One thing that surprised me is the sheer number of primary accounts that exist. Then again, you have to consider that more than 100,000 people (soldiers, medical personnel, townspeople) participated in the battle in some fashion or other. The result is a vast number of written accounts.

It’s an embarrassment of riches, especially given how poorly documented even some of history’s most significant events can be.  Wading through the mass of first-hand accounts was a bear, but also made my job very rewarding.

Q: What do you see as the legacy today of the battle of Antietam and its aftermath?

A: For starters, it remains the bloodiest day in U.S. history. More than 3,500 soldiers died at the battle, making it more lethal even than other days of infamy such as Pearl Harbor or 9-11.

But light came out of that darkness. Because Antietam was a Union victory, it became the occasion for Lincoln to issue his Emancipation Proclamation, lending the Union war effort that new, higher purpose–freeing the slaves.

Of course, America has never achieved completion or finality; our country is more of an idea, ever in flux. Antietam’s legacy–indeed the legacy of the entire Civil War–remains evident today in various divisions that still rend the nation. Our country remains contentious along North-South lines that mirror what existed in the 19th century, and even before that.

Nowadays, too, there’s another divide that isn’t so much geographical as what might be termed progressive versus conservative.

The Civil War was notorious for pitting brother against brother. Well, anyone that has recently gotten together for a family dinner may have experienced the modern incarnation, a progressive-versus-conservative split capable of sparking serious tensions between mothers and sons, brothers and sisters.

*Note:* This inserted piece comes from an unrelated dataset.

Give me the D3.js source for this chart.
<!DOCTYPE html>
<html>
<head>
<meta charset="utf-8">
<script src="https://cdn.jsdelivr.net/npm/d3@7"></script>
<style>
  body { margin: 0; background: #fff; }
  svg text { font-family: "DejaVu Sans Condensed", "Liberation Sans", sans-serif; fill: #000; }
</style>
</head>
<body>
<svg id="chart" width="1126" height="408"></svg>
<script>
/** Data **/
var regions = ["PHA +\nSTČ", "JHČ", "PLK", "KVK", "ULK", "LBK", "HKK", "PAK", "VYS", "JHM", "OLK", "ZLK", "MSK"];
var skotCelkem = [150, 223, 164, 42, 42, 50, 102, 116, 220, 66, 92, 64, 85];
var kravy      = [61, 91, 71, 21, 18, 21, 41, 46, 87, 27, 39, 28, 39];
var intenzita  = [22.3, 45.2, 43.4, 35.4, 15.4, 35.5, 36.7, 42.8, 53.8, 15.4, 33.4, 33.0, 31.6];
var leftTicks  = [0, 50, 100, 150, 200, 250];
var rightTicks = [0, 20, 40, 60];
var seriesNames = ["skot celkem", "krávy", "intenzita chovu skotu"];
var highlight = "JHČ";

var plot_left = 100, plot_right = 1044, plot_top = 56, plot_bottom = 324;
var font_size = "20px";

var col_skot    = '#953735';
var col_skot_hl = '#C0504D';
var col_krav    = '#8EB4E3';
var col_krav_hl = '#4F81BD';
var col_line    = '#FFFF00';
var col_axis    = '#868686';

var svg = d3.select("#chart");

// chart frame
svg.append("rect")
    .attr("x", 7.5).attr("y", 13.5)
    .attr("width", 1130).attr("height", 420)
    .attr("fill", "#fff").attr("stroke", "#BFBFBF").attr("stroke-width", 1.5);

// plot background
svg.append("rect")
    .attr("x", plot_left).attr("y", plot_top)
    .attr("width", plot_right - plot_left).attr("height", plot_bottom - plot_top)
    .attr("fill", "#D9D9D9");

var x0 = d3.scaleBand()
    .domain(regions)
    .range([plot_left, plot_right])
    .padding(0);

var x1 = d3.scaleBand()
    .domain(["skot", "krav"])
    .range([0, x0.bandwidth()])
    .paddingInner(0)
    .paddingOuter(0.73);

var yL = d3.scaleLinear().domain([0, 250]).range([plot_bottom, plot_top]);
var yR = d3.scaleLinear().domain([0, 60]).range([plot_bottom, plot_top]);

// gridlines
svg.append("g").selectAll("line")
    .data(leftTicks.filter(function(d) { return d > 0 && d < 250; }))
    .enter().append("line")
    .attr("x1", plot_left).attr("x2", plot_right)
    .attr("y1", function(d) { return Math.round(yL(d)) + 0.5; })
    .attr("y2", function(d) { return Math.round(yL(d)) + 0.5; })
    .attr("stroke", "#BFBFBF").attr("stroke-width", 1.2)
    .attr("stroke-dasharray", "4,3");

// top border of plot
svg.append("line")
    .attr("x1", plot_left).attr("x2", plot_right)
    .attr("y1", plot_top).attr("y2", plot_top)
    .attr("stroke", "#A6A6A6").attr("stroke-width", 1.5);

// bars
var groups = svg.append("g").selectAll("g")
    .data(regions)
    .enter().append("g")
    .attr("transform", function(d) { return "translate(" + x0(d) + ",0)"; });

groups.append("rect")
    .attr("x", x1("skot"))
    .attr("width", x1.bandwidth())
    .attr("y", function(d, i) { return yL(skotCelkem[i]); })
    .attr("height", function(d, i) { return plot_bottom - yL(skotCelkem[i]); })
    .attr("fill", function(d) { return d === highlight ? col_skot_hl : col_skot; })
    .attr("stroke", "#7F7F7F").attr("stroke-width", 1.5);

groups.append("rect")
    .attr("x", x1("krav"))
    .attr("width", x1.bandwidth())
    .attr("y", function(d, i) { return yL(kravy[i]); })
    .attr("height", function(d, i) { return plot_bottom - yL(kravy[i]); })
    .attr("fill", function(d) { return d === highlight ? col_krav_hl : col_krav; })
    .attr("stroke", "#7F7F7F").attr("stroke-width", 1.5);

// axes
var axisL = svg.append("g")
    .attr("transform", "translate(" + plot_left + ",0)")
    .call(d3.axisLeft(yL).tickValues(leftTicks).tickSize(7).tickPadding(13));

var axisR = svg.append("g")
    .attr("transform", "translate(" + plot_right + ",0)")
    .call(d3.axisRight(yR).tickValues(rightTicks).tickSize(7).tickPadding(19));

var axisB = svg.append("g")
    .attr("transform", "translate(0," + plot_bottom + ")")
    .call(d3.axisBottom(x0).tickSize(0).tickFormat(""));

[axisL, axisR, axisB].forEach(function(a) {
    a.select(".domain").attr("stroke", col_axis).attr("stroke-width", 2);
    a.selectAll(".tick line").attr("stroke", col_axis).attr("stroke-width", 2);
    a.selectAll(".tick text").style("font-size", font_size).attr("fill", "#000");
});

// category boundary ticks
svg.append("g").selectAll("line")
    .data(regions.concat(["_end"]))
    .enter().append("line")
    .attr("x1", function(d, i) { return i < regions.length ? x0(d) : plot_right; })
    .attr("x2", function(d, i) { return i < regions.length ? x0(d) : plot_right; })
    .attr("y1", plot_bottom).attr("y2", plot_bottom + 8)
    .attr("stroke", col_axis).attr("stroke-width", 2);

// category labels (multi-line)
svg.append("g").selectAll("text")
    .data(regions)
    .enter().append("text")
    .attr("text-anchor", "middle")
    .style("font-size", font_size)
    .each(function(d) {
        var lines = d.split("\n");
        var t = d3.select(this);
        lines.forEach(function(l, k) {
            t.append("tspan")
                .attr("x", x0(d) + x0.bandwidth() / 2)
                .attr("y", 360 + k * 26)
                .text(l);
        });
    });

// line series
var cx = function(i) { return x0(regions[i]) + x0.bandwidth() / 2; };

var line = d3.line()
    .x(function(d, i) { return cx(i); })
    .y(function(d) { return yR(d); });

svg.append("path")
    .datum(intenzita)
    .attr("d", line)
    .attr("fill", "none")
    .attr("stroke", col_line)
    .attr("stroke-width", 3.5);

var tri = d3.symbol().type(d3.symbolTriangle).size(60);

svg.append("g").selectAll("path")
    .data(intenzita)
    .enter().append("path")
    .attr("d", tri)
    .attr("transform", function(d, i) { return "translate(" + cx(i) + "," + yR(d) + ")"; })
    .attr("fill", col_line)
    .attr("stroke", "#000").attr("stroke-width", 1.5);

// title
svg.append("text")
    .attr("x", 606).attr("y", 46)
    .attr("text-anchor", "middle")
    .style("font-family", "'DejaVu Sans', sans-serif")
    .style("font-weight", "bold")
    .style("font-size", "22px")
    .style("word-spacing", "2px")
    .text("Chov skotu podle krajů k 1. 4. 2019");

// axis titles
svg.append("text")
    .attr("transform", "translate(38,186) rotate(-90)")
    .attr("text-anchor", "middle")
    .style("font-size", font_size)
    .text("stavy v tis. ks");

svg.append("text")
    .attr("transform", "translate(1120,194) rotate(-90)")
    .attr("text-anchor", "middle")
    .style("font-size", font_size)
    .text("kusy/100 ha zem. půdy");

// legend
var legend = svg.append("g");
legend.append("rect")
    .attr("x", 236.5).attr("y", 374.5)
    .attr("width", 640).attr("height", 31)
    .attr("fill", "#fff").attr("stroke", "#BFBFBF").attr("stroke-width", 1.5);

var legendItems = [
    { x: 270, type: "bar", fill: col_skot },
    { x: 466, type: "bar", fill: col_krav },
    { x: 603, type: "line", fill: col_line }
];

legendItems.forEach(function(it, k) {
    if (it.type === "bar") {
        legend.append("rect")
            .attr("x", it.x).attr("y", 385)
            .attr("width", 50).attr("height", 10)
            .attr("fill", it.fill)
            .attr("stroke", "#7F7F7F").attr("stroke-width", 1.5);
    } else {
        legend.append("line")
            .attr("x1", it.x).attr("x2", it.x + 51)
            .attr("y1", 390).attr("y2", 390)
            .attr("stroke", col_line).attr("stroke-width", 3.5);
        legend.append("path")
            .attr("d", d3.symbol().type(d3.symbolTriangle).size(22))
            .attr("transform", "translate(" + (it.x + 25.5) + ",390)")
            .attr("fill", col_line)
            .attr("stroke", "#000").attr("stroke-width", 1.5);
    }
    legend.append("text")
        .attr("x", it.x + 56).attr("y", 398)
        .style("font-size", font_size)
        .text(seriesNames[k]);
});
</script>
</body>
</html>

America has always been a fractious place, an uneasy union, and now it's at a particularly fevered inflection point. The resonance between Antietam’s time and current times is something that drew me to this project.

Q: What are you working on now?

A: Currently, I’m on the hunt for my next book idea. I don’t tend to finish a project with another book idea in mind; I envy writers that work in such an orderly fashion. I finish a book and think, “Now what?”   

This may partly owe to the fact that I enjoy ranging broadly in subject matter. I’ve written books on everything from Federal Reserve chairman Alan Greenspan to a group of unruly artists that hung out in a Manhattan bar during the 1850s, rightly considered America’s first Bohemians.

I enjoy the variety and I often discover surprising connections between my subjects.

For example, I wrote a book on Frederick Law Olmsted, the pioneering designer of Central Park. It required me to learn about landscapes, and how to describe them. When I embarked upon my Antietam book, I had no idea that I’d be drawing on this skill.

But Antietam was an intimate, 19th century battle (no drone strikes, no bomber planes flying high in the sky). In fact, sometimes opposing soldiers faced one another across frighteningly short distances. As a consequence, even modest-seeming features of the landscape (bridges, country lanes, cornfields) loomed very, very large.

For my latest book, I’d like to think readers benefitted from my ability to understand and describe landscapes. And for my next book, I suspect I’ll find new ways of connecting dots.

Q: Anything else we should know?

A: Earlier I mentioned that I set out to render Antietam in a new way. Well, that didn’t only involve upping Lincoln’s presence in the story. I also wove into the narrative some other nonmilitary participants.

There’s Clara Barton, for example, and also Jonathan Letterman. At Antietam, Barton made her debut as a battlefield nurse. Letterman would come to be known as the “Father of Battlefield Medicine.” Neither figured in the military action, strictly speaking, yet both played vital roles in the battle’s outcome.

Likewise, at Antietam, photographer Alexander Gardner created a series of landmark images that forever changed the way the public viewed warfare. 

Clearly, Antietam was no mere gunfight; it’s a vast tale with many dimensions: military, medical, political, and journalistic. I hope readers enjoy my more expansive approach to this crucial historical event.